Wednesday, February 15, 2012

Milk: The Story Continues

The white board at the front of my third grade classroom brightly displayed the Special Students of the week. Each Monday the chart was updated with the names of the new line leader, line ender, calendar person (who had to know the days of the week in English and in EspaƱol, por favor), and milk people.  Line leaders and enders were the envy of the class, and the calendar person got at least three minutes of his classmates’ attention each morning.  Being a milk person held no glory.  The task of the milk people was to carry the correct number of little milk cartons from a malodorous milk fridge to our classroom for lunch.  It was a thankless job, noticed only by the kid who used to drink all 8 ounces in under 2 seconds, but someone had to do it.

“Ten whites and eight chocolates” I read off the chart on the skinny metal refrigerator door. Colby reached into the chilly space and grabbed the designated number of milks, doing his best to avoid the wet cartons; a wet carton was a leaky carton.  I caught the milks in a plastic milk crate which we carried between us on the way back to our classroom. We talked a little during the short walk.  It went the same way on Tuesday and Wednesday.

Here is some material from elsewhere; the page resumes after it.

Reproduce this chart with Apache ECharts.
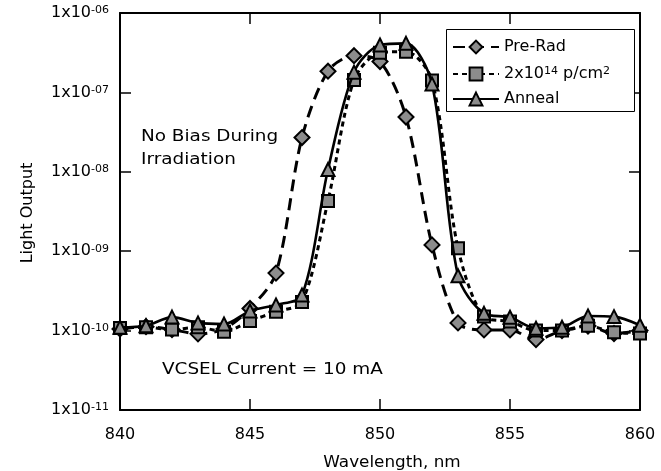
<!DOCTYPE html>
<html>
<head>
<meta charset="utf-8">
<script src="https://cdn.jsdelivr.net/npm/echarts@6/dist/echarts.min.js"></script>
<style>
html,body{margin:0;padding:0;background:#fff;}
#chart{width:661px;height:471px;}
</style>
</head>
<body>
<div id="chart"></div>
<script>
// ---- data ----
var wavelengths = [840,841,842,843,844,845,846,847,848,849,850,851,852,853,854,855,856,857,858,859,860];
var preRad = [1.05e-10,1.12e-10,1.03e-10,0.91e-10,1.05e-10,1.9e-10,5.3e-10,2.7e-8,1.85e-7,2.9e-7,2.45e-7,4.9e-8,1.2e-9,1.25e-10,1.02e-10,1.02e-10,0.77e-10,1.0e-10,1.14e-10,0.92e-10,1.0e-10];
var irradiated = [1.08e-10,1.1e-10,1.03e-10,1.1e-10,0.97e-10,1.32e-10,1.73e-10,2.3e-10,4.3e-9,1.43e-7,3.16e-7,3.26e-7,1.41e-7,1.09e-9,1.5e-10,1.3e-10,1.0e-10,1.0e-10,1.15e-10,0.95e-10,0.92e-10];
var anneal = [1.1e-10,1.15e-10,1.48e-10,1.25e-10,1.21e-10,1.77e-10,2.1e-10,2.8e-10,1.07e-8,1.8e-7,3.95e-7,4.15e-7,1.28e-7,4.9e-10,1.65e-10,1.47e-10,1.07e-10,1.1e-10,1.53e-10,1.5e-10,1.17e-10];
var xTicks = [840,845,850,855,860];
var yTickExponents = ['-11','-10','-09','-08','-07','-06'];
var seriesNames = ['Pre-Rad','2x10^14 p/cm^2','Anneal'];

function pairs(xs, ys){ return xs.map(function(x,i){ return [x, ys[i]]; }); }

var FONT = 'DejaVu Sans';
var chart = echarts.init(document.getElementById('chart'), null, {renderer:'canvas'});

var markerStyle = {color:'#8c8c8c', borderColor:'#000', borderWidth:2};

var legendRich = {
  a:{fontFamily:FONT, fontSize:16, lineHeight:16, verticalAlign:'bottom', color:'#000'},
  b:{fontFamily:FONT, fontSize:11, lineHeight:11, verticalAlign:'top', padding:[0,0,8,0], color:'#000'}
};
function makeLegend(i, top){
  return {
    left:452, top:top, orient:'horizontal', data:[seriesNames[i]],
    padding:0, itemGap:0, itemWidth:46, itemHeight:16,
    textStyle:{fontFamily:FONT, fontSize:16, color:'#000', rich:legendRich},
    formatter:function(name){
      if (name === seriesNames[1]) return '{a|2x10}{b|14}{a| p/cm}{b|2}';
      return name;
    }
  };
}

var option = {
  animation:false,
  backgroundColor:'#fff',
  grid:{left:120, right:21, top:13, bottom:61, containLabel:false},
  xAxis:[{
    type:'value', min:840, max:860, interval:5, position:'bottom',
    axisLine:{show:true, onZero:false, lineStyle:{color:'#000', width:2}},
    axisTick:{show:true, inside:true, length:11, lineStyle:{color:'#000', width:1.5}},
    axisLabel:{margin:17, color:'#000', fontFamily:FONT, fontSize:16,
      formatter:function(v){ return xTicks.indexOf(v) >= 0 ? String(v) : ''; }},
    splitLine:{show:false}
  },{
    type:'value', min:840, max:860, interval:5, position:'top',
    axisLine:{show:true, onZero:false, lineStyle:{color:'#000', width:2}},
    axisTick:{show:true, inside:true, length:11, lineStyle:{color:'#000', width:1.5}},
    axisLabel:{show:false}, splitLine:{show:false}
  }],
  yAxis:[{
    type:'log', logBase:10, min:1e-11, max:1e-6, position:'left',
    axisLine:{show:true, onZero:false, lineStyle:{color:'#000', width:2}},
    axisTick:{show:true, inside:true, length:11, lineStyle:{color:'#000', width:1.5}},
    minorTick:{show:false},
    axisLabel:{margin:11, color:'#000', fontFamily:FONT,
      formatter:function(v){
        var e = Math.round(Math.log(v)/Math.LN10);
        var idx = e + 11;
        return '{a|1x10}{b|' + yTickExponents[idx] + '}';
      },
      rich:{
        a:{fontFamily:FONT, fontSize:16, lineHeight:16, verticalAlign:'bottom', color:'#000'},
        b:{fontFamily:FONT, fontSize:11, lineHeight:11, verticalAlign:'top', padding:[0,0,13,0], color:'#000'}
      }
    },
    splitLine:{show:false}
  },{
    type:'log', logBase:10, min:1e-11, max:1e-6, position:'right',
    axisLine:{show:true, onZero:false, lineStyle:{color:'#000', width:2}},
    axisTick:{show:true, inside:true, length:11, lineStyle:{color:'#000', width:1.5}},
    axisLabel:{show:false}, splitLine:{show:false}
  }],
  legend:[makeLegend(0, 39), makeLegend(1, 66), makeLegend(2, 91)],
  series:[
    {name:seriesNames[0], type:'line', data:pairs(wavelengths, preRad), smooth:0.3,
     symbol:'diamond', symbolSize:15, clip:false, z:3,
     lineStyle:{color:'#000', width:3, type:[12,7]}, itemStyle:markerStyle},
    {name:seriesNames[1], type:'line', data:pairs(wavelengths, irradiated), smooth:0.3,
     symbol:'rect', symbolSize:12, clip:false, z:4,
     lineStyle:{color:'#000', width:3, type:[5,4]}, itemStyle:markerStyle},
    {name:seriesNames[2], type:'line', data:pairs(wavelengths, anneal), smooth:0.3,
     symbol:'triangle', symbolSize:13, clip:false, z:5,
     lineStyle:{color:'#000', width:2.6, type:'solid'}, itemStyle:markerStyle}
  ],
  graphic:[
    {type:'rect', shape:{x:446.5, y:29.5, width:188, height:82}, style:{fill:'#fff', stroke:'#000', lineWidth:1}, z:1},
    {type:'text', x:141, y:137, scaleX:1.15, style:{text:'No Bias During', fontFamily:FONT, fontSize:16, fill:'#000', verticalAlign:'middle'}},
    {type:'text', x:141, y:160, scaleX:1.15, style:{text:'Irradiation', fontFamily:FONT, fontSize:16, fill:'#000', verticalAlign:'middle'}},
    {type:'text', x:162, y:370, scaleX:1.15, style:{text:'VCSEL Current = 10 mA', fontFamily:FONT, fontSize:16, fill:'#000', verticalAlign:'middle'}},
    {type:'text', x:392, y:463, scaleX:1.05, style:{text:'Wavelength, nm', fontFamily:FONT, fontSize:16, fill:'#000', align:'center', verticalAlign:'middle'}},
    {type:'text', x:28, y:213, rotation:Math.PI/2, style:{text:'Light Output', fontFamily:FONT, fontSize:16, fill:'#000', align:'center', verticalAlign:'middle'}}
  ]
};
chart.setOption(option);
</script>
</body>
</html>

By the middle of the week we had created a little game for ourselves.  Our school’s blue carpeted hallways had one rectangle of miscolored carpet.  It was as though some irreversible stain had been fixed by patching in a piece of the same carpet which lacked the wear of the surrounding floor.  We pretended that Deerborne Elementary was out of milk and that the brighter patch was a portal to an identical school where we could get the milk we needed.  Colby and I paused on the patch, closed our eyes, and were transported.

“Molly,” Colby said as we reopened our eyes and started walking toward the milk room. “What do you think we should name this new school?”

I laughed, “Um, Milk Elementary!”  We pushed open the swinging metal doors and I reached for the fridge. “They must have cleaned in here last night, it doesn’t smell so bad.”

“Maybe they actually take care of their milk room at Milk Elementary!” Colby replied, making me giggle. We loaded 18 little milks into our plastic crate and started back for our classroom.  As we rounded the corner and prepared for our imaginary trip back through the carpet squares, Colby stopped. The discolored patch had disappeared.